Stout then surprised and flat-footed Samper with a drop shot winner from the back wall (10-14) and urgently whispered “Come on!” to his partner Morris, who responded by blasting a forehand down the right wall for 11-14. Morris has been part of some back-from-the-dead rallies in the recent past --- he and Michael Ferreira had been down 14-5 in the first game of the ’07 Silver Racquets final, and he and McGuinness had trailed 14-7 in the first game of the ’08 William White semi and 14-5 in the first game of the ’08 U. S. National Doubles final, yet had rallied to win all three of those games en route to winning each of those tournaments --- but EIGHT consecutive match points down against a team like Samper/Price? The eleventh-hour comeback continued when Samper tinned a backhand reverse-corner and Price couldn’t fend off a blast off Morris’s racquet. At 13-14, Samper hit a nick-finding backhand three-wall, which Morris not only got to but flicked for a nervy out-of-the-blue topspin forehand reverse-corner winner for 14-all, following which he brandished his fist at Stout, who on the ensuing point drove a rail winner to perfect length down the left wall that, prohibitively improbably, forced a fifth game from the seeming oblivion of 7-14 in the fourth.

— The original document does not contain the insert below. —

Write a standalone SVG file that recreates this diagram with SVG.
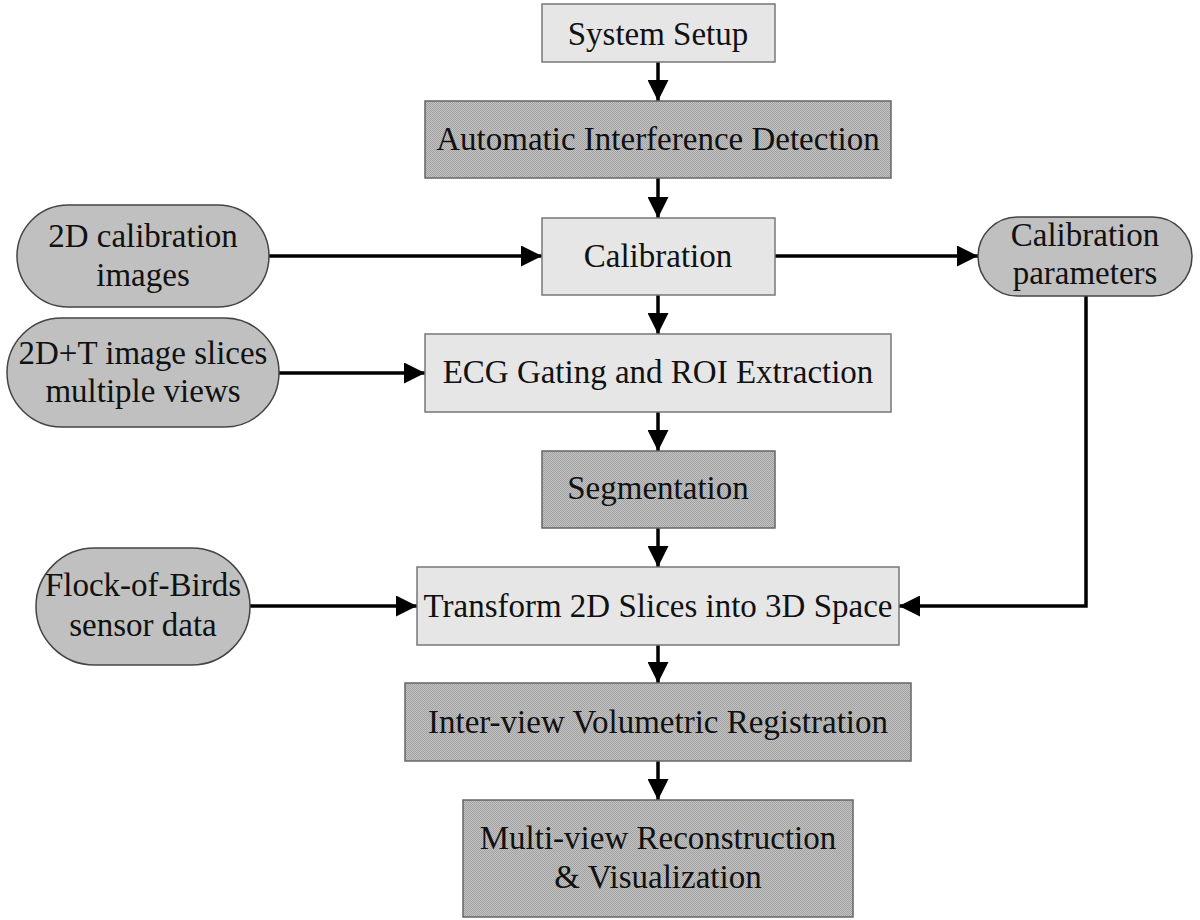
<svg xmlns="http://www.w3.org/2000/svg" width="1200" height="920" viewBox="0 0 1200 920">
<style>
text{font-family:"Liberation Serif","Times New Roman",serif;font-size:33px;fill:#111;text-anchor:middle}
.light{fill:#e6e6e6;stroke:#777;stroke-width:1.5}
.dark{fill:url(#hatch);stroke:#666;stroke-width:1.5}
.pill{fill:#c0c0c0;stroke:#444;stroke-width:1.5}
.conn{fill:none;stroke:#000;stroke-width:3.5}
</style>
<defs>
<pattern id="hatch" width="2" height="2" patternUnits="userSpaceOnUse">
<rect width="2" height="2" fill="#c2c2c2"/>
<rect width="1" height="1" fill="#a2a2a2"/>
<rect x="1" y="1" width="1" height="1" fill="#a2a2a2"/>
</pattern>
<marker id="ah" markerWidth="6" markerHeight="6" refX="6" refY="3" orient="auto" markerUnits="strokeWidth">
<path d="M0,0 L6,3 L0,6 Z" fill="#000"/>
</marker>
</defs>
<rect width="1200" height="920" fill="#fff"/>
<g id="connectors">
<line class="conn" x1="658" y1="62" x2="658" y2="101" marker-end="url(#ah)"/>
<line class="conn" x1="658" y1="178" x2="658" y2="218" marker-end="url(#ah)"/>
<line class="conn" x1="658" y1="295" x2="658" y2="334" marker-end="url(#ah)"/>
<line class="conn" x1="658" y1="412" x2="658" y2="451" marker-end="url(#ah)"/>
<line class="conn" x1="658" y1="528" x2="658" y2="567" marker-end="url(#ah)"/>
<line class="conn" x1="658" y1="645" x2="658" y2="683" marker-end="url(#ah)"/>
<line class="conn" x1="658" y1="761" x2="658" y2="800" marker-end="url(#ah)"/>
<line class="conn" x1="269" y1="256" x2="542" y2="256" marker-end="url(#ah)"/>
<line class="conn" x1="775" y1="256" x2="978" y2="256" marker-end="url(#ah)"/>
<line class="conn" x1="279" y1="373" x2="425" y2="373" marker-end="url(#ah)"/>
<line class="conn" x1="250" y1="606" x2="417" y2="606" marker-end="url(#ah)"/>
<polyline class="conn" points="1086,296 1086,606 899,606" marker-end="url(#ah)"/>
</g>
<g id="system-setup"><rect class="light" x="542" y="4" width="233" height="58"/><text x="658" y="45">System Setup</text></g>
<g id="auto-interference"><rect class="dark" x="425" y="101" width="466" height="77"/><text x="658" y="150">Automatic Interference Detection</text></g>
<g id="calibration"><rect class="light" x="542" y="218" width="233" height="77"/><text x="658" y="267">Calibration</text></g>
<g id="calib-images"><rect class="pill" x="17" y="205" width="252" height="102" rx="51"/><text x="143" y="247">2D calibration</text><text x="143" y="286">images</text></g>
<g id="calib-params"><rect class="pill" x="978" y="217" width="214" height="79" rx="39.5"/><text x="1085" y="246">Calibration</text><text x="1085" y="284">parameters</text></g>
<g id="slices"><rect class="pill" x="7" y="318" width="272" height="109" rx="54.5"/><text x="143" y="364">2D+T image slices</text><text x="143" y="402">multiple views</text></g>
<g id="ecg"><rect class="light" x="425" y="334" width="466" height="78"/><text x="658" y="383">ECG Gating and ROI Extraction</text></g>
<g id="segmentation"><rect class="dark" x="542" y="451" width="233" height="77"/><text x="658" y="499">Segmentation</text></g>
<g id="flock"><rect class="pill" x="36" y="548" width="214" height="117" rx="58.5"/><text x="143" y="596">Flock-of-Birds</text><text x="143" y="636">sensor data</text></g>
<g id="transform"><rect class="light" x="417" y="567" width="482" height="78"/><text x="658" y="617">Transform 2D Slices into 3D Space</text></g>
<g id="inter-view"><rect class="dark" x="405" y="683" width="506" height="78"/><text x="658" y="733">Inter-view Volumetric Registration</text></g>
<g id="multi-view"><rect class="dark" x="463" y="800" width="390" height="117"/><text x="658" y="849">Multi-view Reconstruction</text><text x="658" y="888">&amp; Visualization</text></g>
</svg>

They won the first point of the fifth game as well, and made ANOTHER substantial 6-1 run from 3-11 to crawl back to 9-12 – but two comebacks of those dimensions against an opponent of that caliber was more than even Stout and Morris could pull off, as Samper and Price were able to finish off the match in a 15-9 tally. Forced by an improvident bit of match scheduling to go back on court just a few hours later (and before Illingworth/Ruth played their round-of-16, even though the Illingworth/Ruth qualifying final had preceded Samper/Price earlier in the day) they then duplicated their Brooklyn ’11 and Greenwich ’12 accomplishment with a five-game round-of-16 win (again 15-9 in the fifth, their 10th game of the day) over a fresh Anvari and Schwartz before running into the tour’s dominant team, top-seeded defending champions Ben Gould and Damien Mudge, in the quarterfinals early Saturday afternoon, the FIFTH match of the tournament (and the first for Mudge/Gould, who as a top-four seed were byed into the quarters) for the pardonably exhausted Samper and Price in the 66 hours since their odyssey began late Wednesday evening.

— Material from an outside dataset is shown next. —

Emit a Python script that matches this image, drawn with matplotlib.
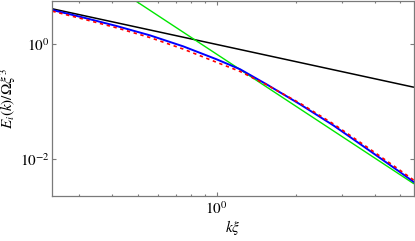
import matplotlib
matplotlib.use("Agg")
import matplotlib.pyplot as plt
from matplotlib.ticker import LogLocator, NullFormatter, NullLocator, FixedLocator

plt.rcParams['font.family'] = ['STIXGeneral', 'DejaVu Serif']
plt.rcParams['mathtext.fontset'] = 'stix'

# blue solid curve
k_blue = [0.237, 0.311, 0.417, 0.558, 0.747, 1.0, 1.23, 1.55, 2.08, 2.79, 3.73, 5.0, 5.65]
E_blue = [3.864, 2.856, 2.031, 1.400, 0.901, 0.5375, 0.3601, 0.1975, 0.08867, 0.03794, 0.01505, 0.00587, 0.003934]
# red dashed curve
k_red = [0.237, 0.311, 0.417, 0.558, 0.747, 1.0, 1.23, 1.55, 2.08, 2.79, 3.73, 5.0, 5.65]
E_red = [3.683, 2.689, 1.890, 1.282, 0.8089, 0.4768, 0.3299, 0.1936, 0.09232, 0.04029, 0.01617, 0.00631, 0.004227]
# black k^-1 reference line (end points)
k_black = [0.2367, 5.654]
E_black = [4.06, 0.1753]
# green k^-3 reference line (end points)
k_green = [0.40, 5.654]
E_green = [10.34, 0.003663]

xlim = (0.2367, 5.654)
ylim = (0.00225, 5.66)

fig = plt.figure(figsize=(4.15, 2.41), dpi=100)
ax = fig.add_axes([52.3/415, 1 - 196/241, (414 - 52.3)/415, (196 - 0.5)/241])

ax.plot(k_black, E_black, color='black', lw=1.1, solid_capstyle='butt')
ax.plot(k_green, E_green, color='#00e600', lw=1.0, solid_capstyle='butt')
ax.plot(k_blue, E_blue, color='#0000ff', lw=1.4)
ax.plot(k_red, E_red, color='#ff0000', lw=1.2, ls=(0, (2.0, 2.2)))

ax.set_xscale('log')
ax.set_yscale('log')
ax.set_xlim(*xlim)
ax.set_ylim(*ylim)

ax.xaxis.set_major_locator(FixedLocator([1.0]))
ax.xaxis.set_minor_locator(LogLocator(base=10, subs=[2, 3, 4, 5, 6, 7, 8, 9], numticks=20))
ax.xaxis.set_minor_formatter(NullFormatter())
ax.yaxis.set_major_locator(FixedLocator([1e-2, 1e0]))
ax.yaxis.set_minor_locator(NullLocator())

gray = '#7a7a7a'
for s in ax.spines.values():
    s.set_color(gray)
    s.set_linewidth(0.9)
ax.tick_params(which='both', direction='in', top=True, right=True, color=gray,
               labelsize=11, width=0.8)
ax.tick_params(which='major', length=3.0, pad=3)
ax.tick_params(which='minor', length=1.6)
ax.tick_params(axis='y', pad=2)

ax.set_xlabel(r'$k\xi$', fontsize=11, labelpad=1)
ax.set_ylabel(r'$E_i(k)/\Omega\xi^3$', fontsize=11, labelpad=1)

fig.savefig('out.png', dpi=100)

Ruth and Illingworth, similarly playing remarkably well in their round-of-16 match against Imran Khan and Raj Nanda, might well have prevailed had they won the 14-all point in the opening game, since they did take the second 15-11 before grudgingly ceding the subsequent pair of games 15-9 and 15-11. All four seeded teams captured their quarterfinal matches in straight games, with Mudge and Gould ultimately winning both their semifinal and final-round matches, 15-12 in the fourth in each case, over first Chris Walker and Mark Chaloner and then Manek Mathur and Clive Leach (semis winners in five over Yvain Badan and Matt Jenson) to finish off this eighth and last full-ranking tournament of the 2011-12 campaign with seven ISDA tournament wins and a 23-1 match-play record (this after going 12 for 12, 38-0 in 2010-11).

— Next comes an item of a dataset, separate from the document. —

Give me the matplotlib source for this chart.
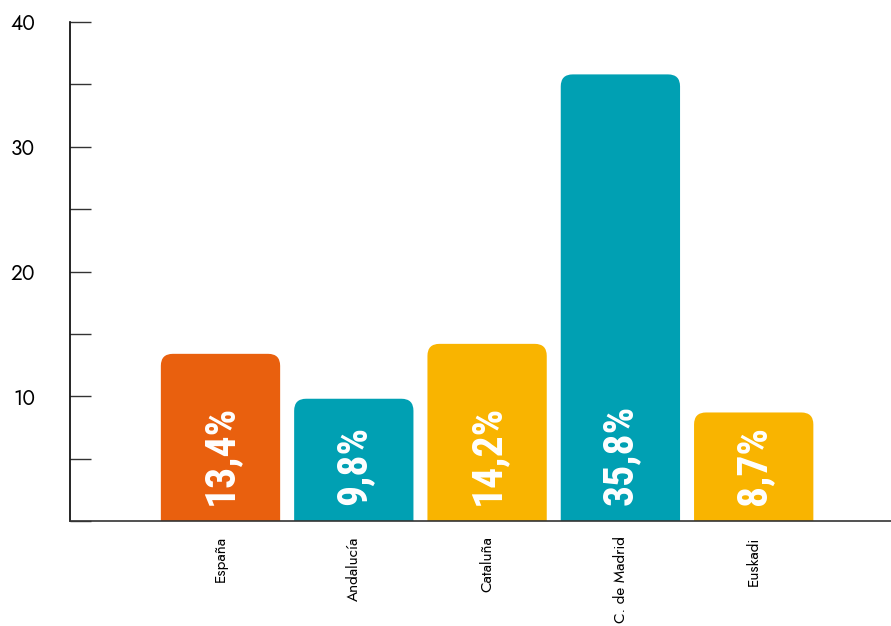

The 2012 edition of this longest-ever continually running event in the history of hardball doubles squash will deservedly best be remembered for Mudge capturing this coveted crown for the 11th consecutive time, breaking the record of 10 that he had co-held with Gary Waite, Mudge’s Johnson partner from 2002-2007 before the latter teamed up with Viktor Berg from 2008-2010 and with his Australian compatriot Gould last year and this. But no one who witnessed all or part of the frenzied and furious qualifying-round play-down that began early Wednesday evening and carried all the way until late Friday afternoon will soon forget the effort and the excellence that 28 exceptional players evinced in valiant bids just to make it into the main draw of one of the highest-quality tournaments in the history of the ISDA tour.